**INFORMATION SHOWN:**
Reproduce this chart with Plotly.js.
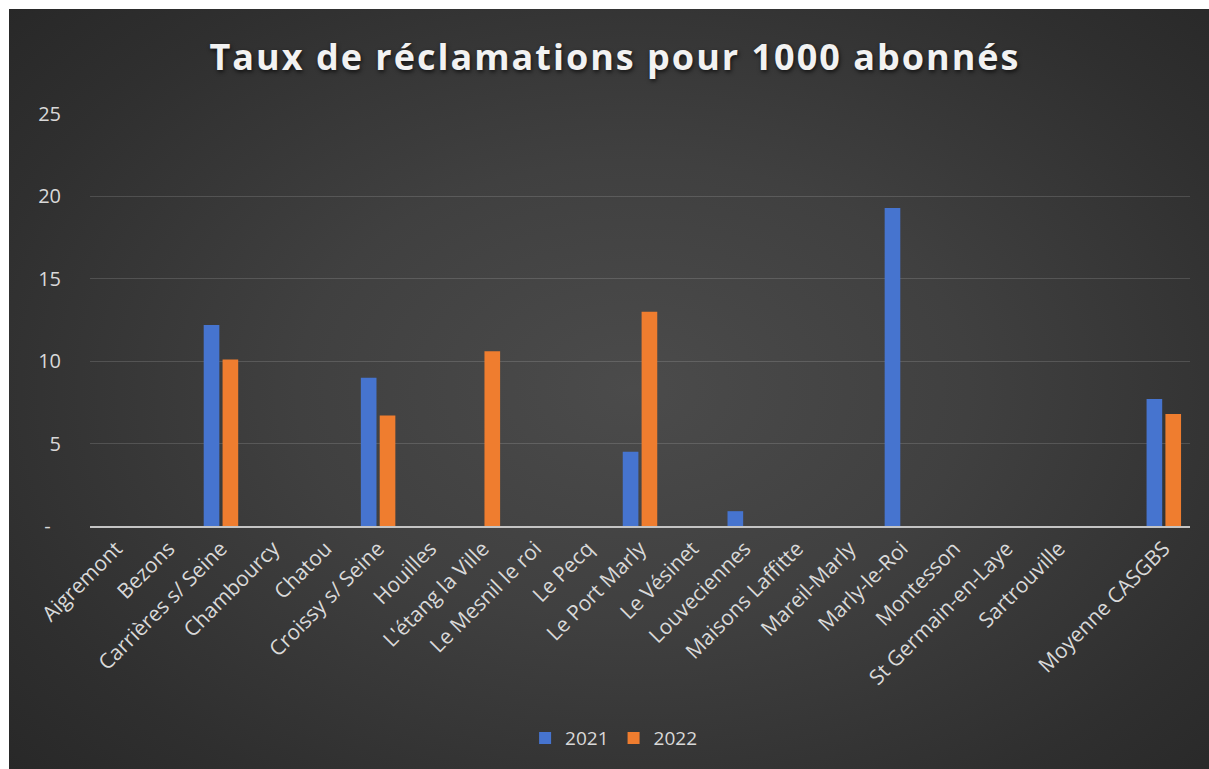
<!DOCTYPE html>
<html>
<head>
<meta charset="utf-8">
<script src="https://cdn.plot.ly/plotly-3.0.1.min.js"></script>
<style>
  html, body { margin: 0; padding: 0; background: #ffffff; width: 1209px; height: 769px; overflow: hidden; }
  #frame {
    position: absolute; left: 9px; top: 9px; width: 1200px; height: 760px;
    background: radial-gradient(ellipse 70% 75% at 52% 50%, #4b4b4b 0%, #404040 40%, #2f2f2f 80%, #282828 100%);
  }
  #chart { position: absolute; left: 0; top: 0; width: 1200px; height: 760px; }
  #chart .gtitle { letter-spacing: 2px; }
</style>
</head>
<body>
<div id="frame"><div id="chart"></div></div>
<script>
// ---- data ----
const categories = [
  "Aigremont", "Bezons", "Carrières s/ Seine", "Chambourcy", "Chatou",
  "Croissy s/ Seine", "Houilles", "L'étang la Ville", "Le Mesnil le roi", "Le Pecq",
  "Le Port Marly", "Le Vésinet", "Louveciennes", "Maisons Laffitte", "Mareil-Marly",
  "Marly-le-Roi", "Montesson", "St Germain-en-Laye", "Sartrouville", "\u00a0",
  "Moyenne CASGBS"
];
const values2021 = [0, 0, 12.2, 0, 0, 9.0, 0, 0, 0, 0, 4.5, 0, 0.9, 0, 0, 19.3, 0, 0, 0, null, 7.7];
const values2022 = [0, 0, 10.1, 0, 0, 6.7, 0, 10.6, 0, 0, 13.0, 0, 0, 0, 0, 0, 0, 0, 0, null, 6.8];
const seriesNames = ["2021", "2022"];
const yTickVals = [0, 5, 10, 15, 20, 25];
const yTickText = ["-\u00a0\u00a0", "5", "10", "15", "20", "25"];
const titleText = "Taux de réclamations pour 1000 abonnés";

const FONT = "Open Sans, Noto Sans, sans-serif";
const LABEL = "#d9d9d9";

const traces = [
  { type: "bar", name: seriesNames[0], x: categories, y: values2021,
    marker: { color: "#4674cf" }, hoverinfo: "x+y+name" },
  { type: "bar", name: seriesNames[1], x: categories, y: values2022,
    marker: { color: "#ef7d2f" }, hoverinfo: "x+y+name" }
];

const layout = {
  width: 1200, height: 760,
  paper_bgcolor: "rgba(0,0,0,0)",
  plot_bgcolor: "rgba(0,0,0,0)",
  margin: { l: 81, r: 19, t: 105, b: 243 },
  title: {
    text: titleText,
    x: 0.505, xref: "container", xanchor: "center",
    y: 0.936, yref: "container", yanchor: "middle",
    font: { family: FONT, size: 36, color: "#f2f2f2", weight: 700, shadow: "1px 2px 4px rgba(0,0,0,0.7)" }
  },
  barmode: "group",
  bargap: 0.28,
  bargroupgap: 0.17,
  showlegend: true,
  legend: {
    orientation: "h", x: 0.476, xanchor: "center", y: -0.515, yanchor: "middle",
    font: { family: FONT, size: 19, color: LABEL },
    bgcolor: "rgba(0,0,0,0)", itemwidth: 30, traceorder: "normal"
  },
  xaxis: {
    type: "category",
    categoryorder: "array", categoryarray: categories,
    tickangle: -45,
    tickfont: { family: FONT, size: 21, color: LABEL },
    showgrid: false,
    showline: true, linecolor: "#c4c4c4", linewidth: 2,
    ticks: "", automargin: false, fixedrange: true
  },
  yaxis: {
    range: [0, 25],
    tickvals: yTickVals, ticktext: yTickText,
    tickfont: { family: FONT, size: 20, color: LABEL },
    showgrid: true, gridcolor: "rgba(255,255,255,0.14)", gridwidth: 1,
    zeroline: false, showline: false,
    ticks: "outside", ticklen: 24, tickcolor: "rgba(0,0,0,0)",
    automargin: false, fixedrange: true
  }
};

Plotly.newPlot("chart", traces, layout, { displayModeBar: false, staticPlot: true });
</script>
</body>
</html>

**STATED GOAL:**
Each line of the data is to be duplicated exactly; pictures stay out of the copy.

**SOLUTION:**
Reproduce this chart with Plotly.js.
<!DOCTYPE html>
<html>
<head>
<meta charset="utf-8">
<script src="https://cdn.plot.ly/plotly-3.0.1.min.js"></script>
<style>
  html, body { margin: 0; padding: 0; background: #ffffff; width: 1209px; height: 769px; overflow: hidden; }
  #frame {
    position: absolute; left: 9px; top: 9px; width: 1200px; height: 760px;
    background: radial-gradient(ellipse 70% 75% at 52% 50%, #4b4b4b 0%, #404040 40%, #2f2f2f 80%, #282828 100%);
  }
  #chart { position: absolute; left: 0; top: 0; width: 1200px; height: 760px; }
  #chart .gtitle { letter-spacing: 2px; }
</style>
</head>
<body>
<div id="frame"><div id="chart"></div></div>
<script>
// ---- data ----
const categories = [
  "Aigremont", "Bezons", "Carrières s/ Seine", "Chambourcy", "Chatou",
  "Croissy s/ Seine", "Houilles", "L'étang la Ville", "Le Mesnil le roi", "Le Pecq",
  "Le Port Marly", "Le Vésinet", "Louveciennes", "Maisons Laffitte", "Mareil-Marly",
  "Marly-le-Roi", "Montesson", "St Germain-en-Laye", "Sartrouville", "\u00a0",
  "Moyenne CASGBS"
];
const values2021 = [0, 0, 12.2, 0, 0, 9.0, 0, 0, 0, 0, 4.5, 0, 0.9, 0, 0, 19.3, 0, 0, 0, null, 7.7];
const values2022 = [0, 0, 10.1, 0, 0, 6.7, 0, 10.6, 0, 0, 13.0, 0, 0, 0, 0, 0, 0, 0, 0, null, 6.8];
const seriesNames = ["2021", "2022"];
const yTickVals = [0, 5, 10, 15, 20, 25];
const yTickText = ["-\u00a0\u00a0", "5", "10", "15", "20", "25"];
const titleText = "Taux de réclamations pour 1000 abonnés";

const FONT = "Open Sans, Noto Sans, sans-serif";
const LABEL = "#d9d9d9";

const traces = [
  { type: "bar", name: seriesNames[0], x: categories, y: values2021,
    marker: { color: "#4674cf" }, hoverinfo: "x+y+name" },
  { type: "bar", name: seriesNames[1], x: categories, y: values2022,
    marker: { color: "#ef7d2f" }, hoverinfo: "x+y+name" }
];

const layout = {
  width: 1200, height: 760,
  paper_bgcolor: "rgba(0,0,0,0)",
  plot_bgcolor: "rgba(0,0,0,0)",
  margin: { l: 81, r: 19, t: 105, b: 243 },
  title: {
    text: titleText,
    x: 0.505, xref: "container", xanchor: "center",
    y: 0.936, yref: "container", yanchor: "middle",
    font: { family: FONT, size: 36, color: "#f2f2f2", weight: 700, shadow: "1px 2px 4px rgba(0,0,0,0.7)" }
  },
  barmode: "group",
  bargap: 0.28,
  bargroupgap: 0.17,
  showlegend: true,
  legend: {
    orientation: "h", x: 0.476, xanchor: "center", y: -0.515, yanchor: "middle",
    font: { family: FONT, size: 19, color: LABEL },
    bgcolor: "rgba(0,0,0,0)", itemwidth: 30, traceorder: "normal"
  },
  xaxis: {
    type: "category",
    categoryorder: "array", categoryarray: categories,
    tickangle: -45,
    tickfont: { family: FONT, size: 21, color: LABEL },
    showgrid: false,
    showline: true, linecolor: "#c4c4c4", linewidth: 2,
    ticks: "", automargin: false, fixedrange: true
  },
  yaxis: {
    range: [0, 25],
    tickvals: yTickVals, ticktext: yTickText,
    tickfont: { family: FONT, size: 20, color: LABEL },
    showgrid: true, gridcolor: "rgba(255,255,255,0.14)", gridwidth: 1,
    zeroline: false, showline: false,
    ticks: "outside", ticklen: 24, tickcolor: "rgba(0,0,0,0)",
    automargin: false, fixedrange: true
  }
};

Plotly.newPlot("chart", traces, layout, { displayModeBar: false, staticPlot: true });
</script>
</body>
</html>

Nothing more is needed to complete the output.